> [What needs to be done] Retype the whole listing verbatim and keep the pictures out of it.

> [Information shown]
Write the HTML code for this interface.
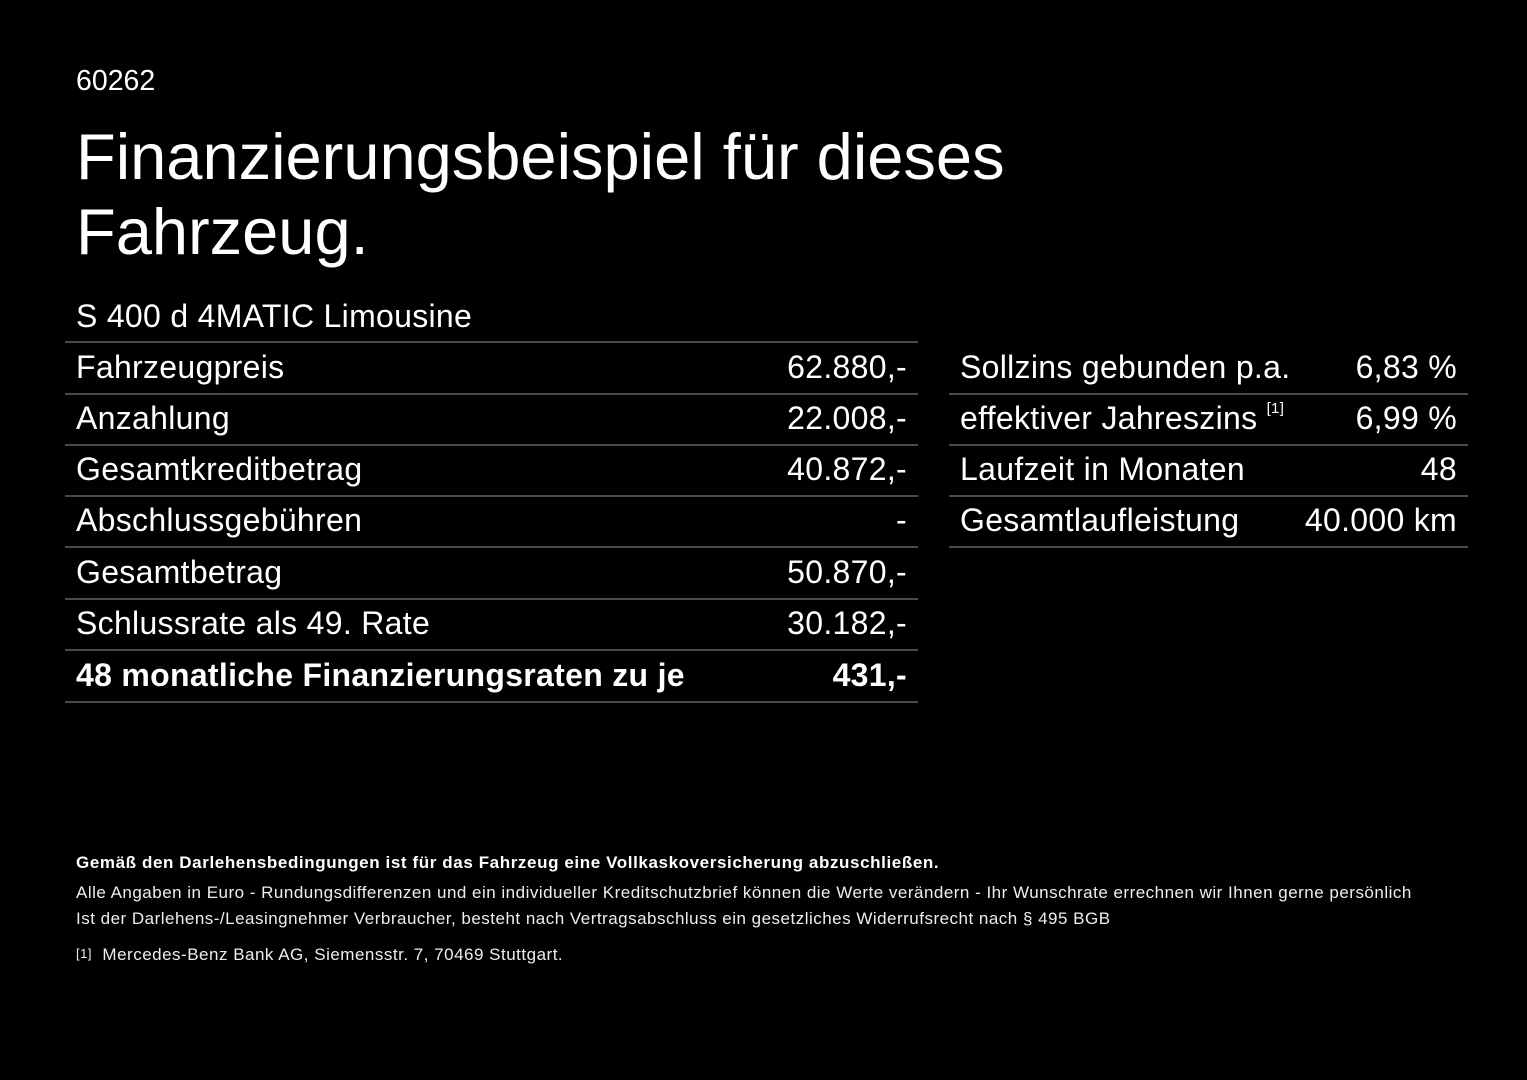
<!DOCTYPE html>
<html><head><meta charset="utf-8"><style>
body{margin:0;width:1527px;height:1080px;background:#000;color:#fff;font-family:"Liberation Sans",Arial,sans-serif;overflow:hidden;position:relative}
.a{position:absolute;white-space:nowrap}
.row{position:absolute;height:51px;border-bottom:2px solid #4a4a4a;font-size:32px;line-height:51px;letter-spacing:0.3px}
.row .l{position:absolute;left:11px}
.row .r{position:absolute;right:11px}
.line{position:absolute;height:2px;background:#4a4a4a}
sup{font-size:15px;vertical-align:top;position:relative;top:-10px}
</style></head><body>
<div class="a" style="left:76px;top:65px;font-size:28.5px;line-height:32px">60262</div>
<div class="a" style="left:76px;top:119px;font-size:65px;line-height:75px">Finanzierungsbeispiel für dieses<br>Fahrzeug.</div>
<div class="a" style="left:76px;top:298px;font-size:32px;line-height:36px;letter-spacing:0.3px">S 400 d 4MATIC Limousine</div>
<div class="line" style="left:65px;width:853px;top:341px"></div>
<div class="row" style="left:65px;width:853px;top:342px"><span class="l">Fahrzeugpreis</span><span class="r">62.880,-</span></div>
<div class="row" style="left:65px;width:853px;top:393px"><span class="l">Anzahlung</span><span class="r">22.008,-</span></div>
<div class="row" style="left:65px;width:853px;top:444px"><span class="l">Gesamtkreditbetrag</span><span class="r">40.872,-</span></div>
<div class="row" style="left:65px;width:853px;top:495px"><span class="l">Abschlussgebühren</span><span class="r">-</span></div>
<div class="row" style="left:65px;width:853px;top:547px"><span class="l">Gesamtbetrag</span><span class="r">50.870,-</span></div>
<div class="row" style="left:65px;width:853px;top:598px"><span class="l">Schlussrate als 49. Rate</span><span class="r">30.182,-</span></div>
<div class="row" style="left:65px;width:853px;top:650px;font-weight:bold"><span class="l">48 monatliche Finanzierungsraten zu je</span><span class="r">431,-</span></div>
<div class="row" style="left:949px;width:519px;top:342px"><span class="l">Sollzins gebunden p.a.</span><span class="r">6,83 %</span></div>
<div class="row" style="left:949px;width:519px;top:393px"><span class="l">effektiver Jahreszins <sup>[1]</sup></span><span class="r">6,99 %</span></div>
<div class="row" style="left:949px;width:519px;top:444px"><span class="l">Laufzeit in Monaten</span><span class="r">48</span></div>
<div class="row" style="left:949px;width:519px;top:495px"><span class="l">Gesamtlaufleistung</span><span class="r">40.000 km</span></div>
<div class="a" style="left:76px;top:853px;font-size:17px;line-height:20px;font-weight:bold;letter-spacing:0.6px">Gemäß den Darlehensbedingungen ist für das Fahrzeug eine Vollkaskoversicherung abzuschließen.</div>
<div class="a" style="left:76px;top:880px;font-size:17px;line-height:26px;color:#eee;letter-spacing:0.49px">Alle Angaben in Euro - Rundungsdifferenzen und ein individueller Kreditschutzbrief können die Werte verändern - Ihr Wunschrate errechnen wir Ihnen gerne persönlich<br>Ist der Darlehens-/Leasingnehmer Verbraucher, besteht nach Vertragsabschluss ein gesetzliches Widerrufsrecht nach § 495 BGB</div>
<div class="a" style="left:76px;top:945px;font-size:17px;line-height:20px;color:#eee;letter-spacing:0.5px"><span style="font-size:13px;position:relative;top:-2px">[1]</span>&nbsp; Mercedes-Benz Bank AG, Siemensstr. 7, 70469 Stuttgart.</div>
</body></html>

> [Output]
Write the HTML code for this interface.
<!DOCTYPE html>
<html><head><meta charset="utf-8"><style>
body{margin:0;width:1527px;height:1080px;background:#000;color:#fff;font-family:"Liberation Sans",Arial,sans-serif;overflow:hidden;position:relative}
.a{position:absolute;white-space:nowrap}
.row{position:absolute;height:51px;border-bottom:2px solid #4a4a4a;font-size:32px;line-height:51px;letter-spacing:0.3px}
.row .l{position:absolute;left:11px}
.row .r{position:absolute;right:11px}
.line{position:absolute;height:2px;background:#4a4a4a}
sup{font-size:15px;vertical-align:top;position:relative;top:-10px}
</style></head><body>
<div class="a" style="left:76px;top:65px;font-size:28.5px;line-height:32px">60262</div>
<div class="a" style="left:76px;top:119px;font-size:65px;line-height:75px">Finanzierungsbeispiel für dieses<br>Fahrzeug.</div>
<div class="a" style="left:76px;top:298px;font-size:32px;line-height:36px;letter-spacing:0.3px">S 400 d 4MATIC Limousine</div>
<div class="line" style="left:65px;width:853px;top:341px"></div>
<div class="row" style="left:65px;width:853px;top:342px"><span class="l">Fahrzeugpreis</span><span class="r">62.880,-</span></div>
<div class="row" style="left:65px;width:853px;top:393px"><span class="l">Anzahlung</span><span class="r">22.008,-</span></div>
<div class="row" style="left:65px;width:853px;top:444px"><span class="l">Gesamtkreditbetrag</span><span class="r">40.872,-</span></div>
<div class="row" style="left:65px;width:853px;top:495px"><span class="l">Abschlussgebühren</span><span class="r">-</span></div>
<div class="row" style="left:65px;width:853px;top:547px"><span class="l">Gesamtbetrag</span><span class="r">50.870,-</span></div>
<div class="row" style="left:65px;width:853px;top:598px"><span class="l">Schlussrate als 49. Rate</span><span class="r">30.182,-</span></div>
<div class="row" style="left:65px;width:853px;top:650px;font-weight:bold"><span class="l">48 monatliche Finanzierungsraten zu je</span><span class="r">431,-</span></div>
<div class="row" style="left:949px;width:519px;top:342px"><span class="l">Sollzins gebunden p.a.</span><span class="r">6,83 %</span></div>
<div class="row" style="left:949px;width:519px;top:393px"><span class="l">effektiver Jahreszins <sup>[1]</sup></span><span class="r">6,99 %</span></div>
<div class="row" style="left:949px;width:519px;top:444px"><span class="l">Laufzeit in Monaten</span><span class="r">48</span></div>
<div class="row" style="left:949px;width:519px;top:495px"><span class="l">Gesamtlaufleistung</span><span class="r">40.000 km</span></div>
<div class="a" style="left:76px;top:853px;font-size:17px;line-height:20px;font-weight:bold;letter-spacing:0.6px">Gemäß den Darlehensbedingungen ist für das Fahrzeug eine Vollkaskoversicherung abzuschließen.</div>
<div class="a" style="left:76px;top:880px;font-size:17px;line-height:26px;color:#eee;letter-spacing:0.49px">Alle Angaben in Euro - Rundungsdifferenzen und ein individueller Kreditschutzbrief können die Werte verändern - Ihr Wunschrate errechnen wir Ihnen gerne persönlich<br>Ist der Darlehens-/Leasingnehmer Verbraucher, besteht nach Vertragsabschluss ein gesetzliches Widerrufsrecht nach § 495 BGB</div>
<div class="a" style="left:76px;top:945px;font-size:17px;line-height:20px;color:#eee;letter-spacing:0.5px"><span style="font-size:13px;position:relative;top:-2px">[1]</span>&nbsp; Mercedes-Benz Bank AG, Siemensstr. 7, 70469 Stuttgart.</div>
</body></html>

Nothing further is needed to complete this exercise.